→ CHALLENGE:
Write out the entries below exactly, starting at the first line and stopping after the line that contains "40.6, 51.5, 61.2, 63.8, 59.5, 52.2, 42.9, 29.2, 13.7, 3.7];"; skip all pictures.

>> start INFORMATION SHOWN

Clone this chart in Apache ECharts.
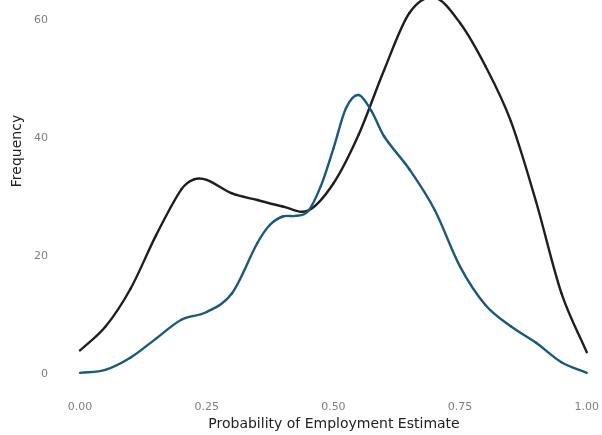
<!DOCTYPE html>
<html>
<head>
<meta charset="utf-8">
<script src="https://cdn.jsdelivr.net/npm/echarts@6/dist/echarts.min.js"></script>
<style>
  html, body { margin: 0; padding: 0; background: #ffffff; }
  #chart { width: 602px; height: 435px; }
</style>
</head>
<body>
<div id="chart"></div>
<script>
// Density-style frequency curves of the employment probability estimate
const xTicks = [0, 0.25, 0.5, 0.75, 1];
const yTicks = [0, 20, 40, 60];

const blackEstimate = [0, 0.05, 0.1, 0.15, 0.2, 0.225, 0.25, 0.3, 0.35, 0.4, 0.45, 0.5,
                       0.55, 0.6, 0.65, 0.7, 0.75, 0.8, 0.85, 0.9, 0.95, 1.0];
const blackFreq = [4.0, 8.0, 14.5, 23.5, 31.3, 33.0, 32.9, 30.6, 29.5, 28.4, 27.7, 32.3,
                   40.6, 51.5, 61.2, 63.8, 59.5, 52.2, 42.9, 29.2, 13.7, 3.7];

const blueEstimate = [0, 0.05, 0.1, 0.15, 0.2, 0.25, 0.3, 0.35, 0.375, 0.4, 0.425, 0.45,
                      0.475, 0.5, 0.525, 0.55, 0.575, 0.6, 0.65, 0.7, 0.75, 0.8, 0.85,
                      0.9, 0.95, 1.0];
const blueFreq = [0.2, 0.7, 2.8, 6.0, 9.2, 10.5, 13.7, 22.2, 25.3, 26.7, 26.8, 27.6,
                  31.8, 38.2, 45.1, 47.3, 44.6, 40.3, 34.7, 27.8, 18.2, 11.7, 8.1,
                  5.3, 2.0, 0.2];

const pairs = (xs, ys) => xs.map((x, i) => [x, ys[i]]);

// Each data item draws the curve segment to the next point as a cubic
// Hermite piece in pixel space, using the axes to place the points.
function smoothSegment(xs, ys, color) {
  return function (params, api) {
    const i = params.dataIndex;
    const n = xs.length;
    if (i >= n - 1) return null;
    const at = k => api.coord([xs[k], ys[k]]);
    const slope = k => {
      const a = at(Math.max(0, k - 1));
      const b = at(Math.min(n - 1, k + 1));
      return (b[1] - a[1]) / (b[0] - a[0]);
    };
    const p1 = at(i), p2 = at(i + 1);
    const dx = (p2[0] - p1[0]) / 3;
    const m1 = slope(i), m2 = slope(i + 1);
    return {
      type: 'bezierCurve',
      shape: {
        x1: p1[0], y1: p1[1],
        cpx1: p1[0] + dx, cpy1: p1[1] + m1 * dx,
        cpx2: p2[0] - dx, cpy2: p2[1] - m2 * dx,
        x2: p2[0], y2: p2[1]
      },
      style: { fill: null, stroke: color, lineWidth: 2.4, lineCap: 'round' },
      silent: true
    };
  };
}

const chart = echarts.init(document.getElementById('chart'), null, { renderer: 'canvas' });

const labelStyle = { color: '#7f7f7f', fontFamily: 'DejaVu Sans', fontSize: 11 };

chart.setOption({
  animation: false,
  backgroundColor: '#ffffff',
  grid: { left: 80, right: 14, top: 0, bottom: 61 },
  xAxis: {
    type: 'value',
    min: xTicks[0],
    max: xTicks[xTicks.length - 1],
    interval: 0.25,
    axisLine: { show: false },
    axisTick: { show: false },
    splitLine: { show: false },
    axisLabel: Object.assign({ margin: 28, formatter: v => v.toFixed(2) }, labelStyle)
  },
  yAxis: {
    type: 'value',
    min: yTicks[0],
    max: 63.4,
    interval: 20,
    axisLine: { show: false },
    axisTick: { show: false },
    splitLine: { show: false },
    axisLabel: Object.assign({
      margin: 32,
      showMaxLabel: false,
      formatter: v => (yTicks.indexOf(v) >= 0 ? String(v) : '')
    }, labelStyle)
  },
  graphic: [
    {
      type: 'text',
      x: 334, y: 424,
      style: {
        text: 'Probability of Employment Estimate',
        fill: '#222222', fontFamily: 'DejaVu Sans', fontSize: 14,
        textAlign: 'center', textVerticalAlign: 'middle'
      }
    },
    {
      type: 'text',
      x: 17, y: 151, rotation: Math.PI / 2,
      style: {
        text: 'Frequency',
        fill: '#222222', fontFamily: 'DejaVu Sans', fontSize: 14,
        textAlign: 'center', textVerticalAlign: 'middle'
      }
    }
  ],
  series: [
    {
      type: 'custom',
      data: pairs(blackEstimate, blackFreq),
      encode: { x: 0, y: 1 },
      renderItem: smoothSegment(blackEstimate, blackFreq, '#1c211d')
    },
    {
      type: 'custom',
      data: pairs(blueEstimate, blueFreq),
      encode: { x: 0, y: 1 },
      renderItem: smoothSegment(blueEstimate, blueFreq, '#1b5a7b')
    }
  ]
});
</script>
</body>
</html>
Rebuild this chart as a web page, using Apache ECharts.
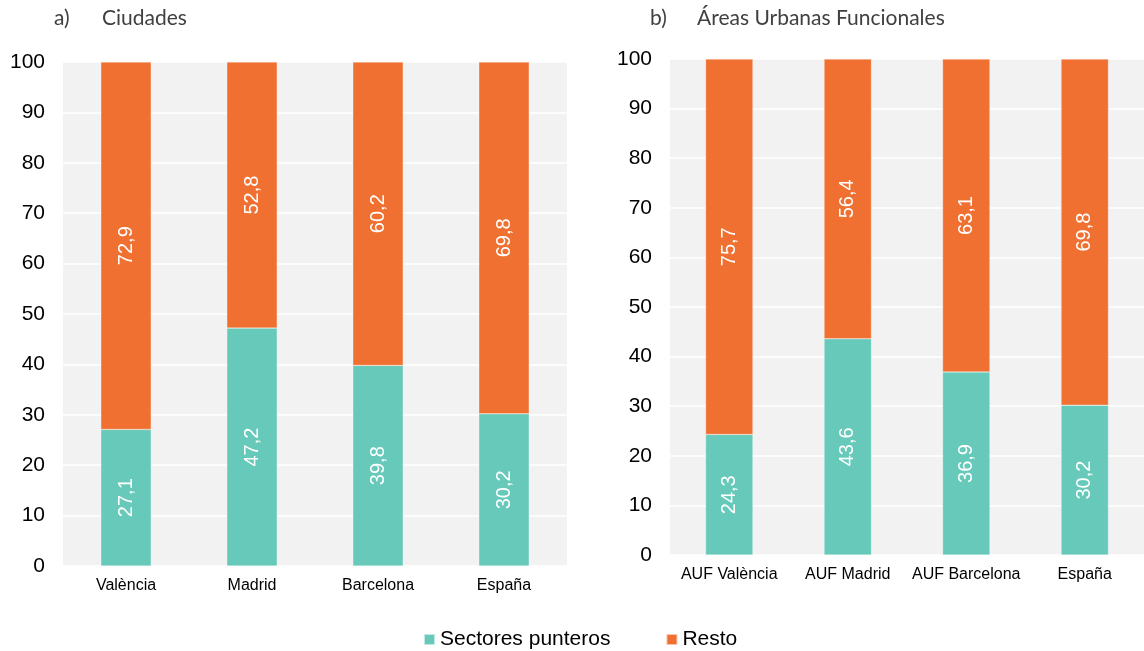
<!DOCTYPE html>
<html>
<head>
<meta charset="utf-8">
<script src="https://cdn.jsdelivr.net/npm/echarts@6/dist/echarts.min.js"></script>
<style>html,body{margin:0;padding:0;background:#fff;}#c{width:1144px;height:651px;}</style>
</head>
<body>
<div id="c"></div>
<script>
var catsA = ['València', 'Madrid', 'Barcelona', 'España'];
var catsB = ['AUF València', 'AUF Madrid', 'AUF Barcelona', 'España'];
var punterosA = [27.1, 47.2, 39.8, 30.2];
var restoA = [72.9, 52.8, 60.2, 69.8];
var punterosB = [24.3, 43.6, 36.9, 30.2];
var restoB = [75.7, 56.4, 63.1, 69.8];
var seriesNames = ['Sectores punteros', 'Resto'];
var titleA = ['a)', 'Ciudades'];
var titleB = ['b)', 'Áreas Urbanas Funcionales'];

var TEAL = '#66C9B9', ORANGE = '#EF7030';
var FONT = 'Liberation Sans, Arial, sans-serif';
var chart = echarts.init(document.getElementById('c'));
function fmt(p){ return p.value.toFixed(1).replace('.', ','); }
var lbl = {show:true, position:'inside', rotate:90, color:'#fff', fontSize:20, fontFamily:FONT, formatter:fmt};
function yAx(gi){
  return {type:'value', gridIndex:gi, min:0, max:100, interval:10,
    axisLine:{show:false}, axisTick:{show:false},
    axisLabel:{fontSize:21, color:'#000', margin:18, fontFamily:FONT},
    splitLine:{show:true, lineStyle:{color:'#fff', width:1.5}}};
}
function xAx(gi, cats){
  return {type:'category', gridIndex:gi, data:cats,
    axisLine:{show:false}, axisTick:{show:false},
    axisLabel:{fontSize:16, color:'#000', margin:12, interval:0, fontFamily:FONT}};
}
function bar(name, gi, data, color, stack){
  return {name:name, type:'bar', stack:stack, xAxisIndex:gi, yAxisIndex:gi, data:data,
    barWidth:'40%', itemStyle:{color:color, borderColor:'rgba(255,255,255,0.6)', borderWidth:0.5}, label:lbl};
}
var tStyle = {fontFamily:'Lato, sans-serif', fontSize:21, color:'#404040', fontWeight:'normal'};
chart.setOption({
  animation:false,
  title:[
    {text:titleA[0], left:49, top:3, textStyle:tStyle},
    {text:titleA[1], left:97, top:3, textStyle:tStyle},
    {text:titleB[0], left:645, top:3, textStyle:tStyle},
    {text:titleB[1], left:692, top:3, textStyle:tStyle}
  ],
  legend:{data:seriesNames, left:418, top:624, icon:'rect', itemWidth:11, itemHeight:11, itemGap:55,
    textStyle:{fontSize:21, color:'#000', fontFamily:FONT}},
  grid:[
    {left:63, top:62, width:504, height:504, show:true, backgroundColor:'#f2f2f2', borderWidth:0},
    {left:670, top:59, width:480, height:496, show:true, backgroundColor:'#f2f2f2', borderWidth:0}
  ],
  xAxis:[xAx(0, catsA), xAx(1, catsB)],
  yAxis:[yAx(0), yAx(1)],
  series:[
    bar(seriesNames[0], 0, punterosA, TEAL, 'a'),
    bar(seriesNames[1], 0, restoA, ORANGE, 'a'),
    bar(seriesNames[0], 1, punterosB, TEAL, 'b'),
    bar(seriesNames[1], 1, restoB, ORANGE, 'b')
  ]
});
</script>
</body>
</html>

>> end INFORMATION SHOWN

→ SOLUTION TO THE PROBLEM:
Clone this chart in Apache ECharts.
<!DOCTYPE html>
<html>
<head>
<meta charset="utf-8">
<script src="https://cdn.jsdelivr.net/npm/echarts@6/dist/echarts.min.js"></script>
<style>
  html, body { margin: 0; padding: 0; background: #ffffff; }
  #chart { width: 602px; height: 435px; }
</style>
</head>
<body>
<div id="chart"></div>
<script>
// Density-style frequency curves of the employment probability estimate
const xTicks = [0, 0.25, 0.5, 0.75, 1];
const yTicks = [0, 20, 40, 60];

const blackEstimate = [0, 0.05, 0.1, 0.15, 0.2, 0.225, 0.25, 0.3, 0.35, 0.4, 0.45, 0.5,
                       0.55, 0.6, 0.65, 0.7, 0.75, 0.8, 0.85, 0.9, 0.95, 1.0];
const blackFreq = [4.0, 8.0, 14.5, 23.5, 31.3, 33.0, 32.9, 30.6, 29.5, 28.4, 27.7, 32.3,
                   40.6, 51.5, 61.2, 63.8, 59.5, 52.2, 42.9, 29.2, 13.7, 3.7];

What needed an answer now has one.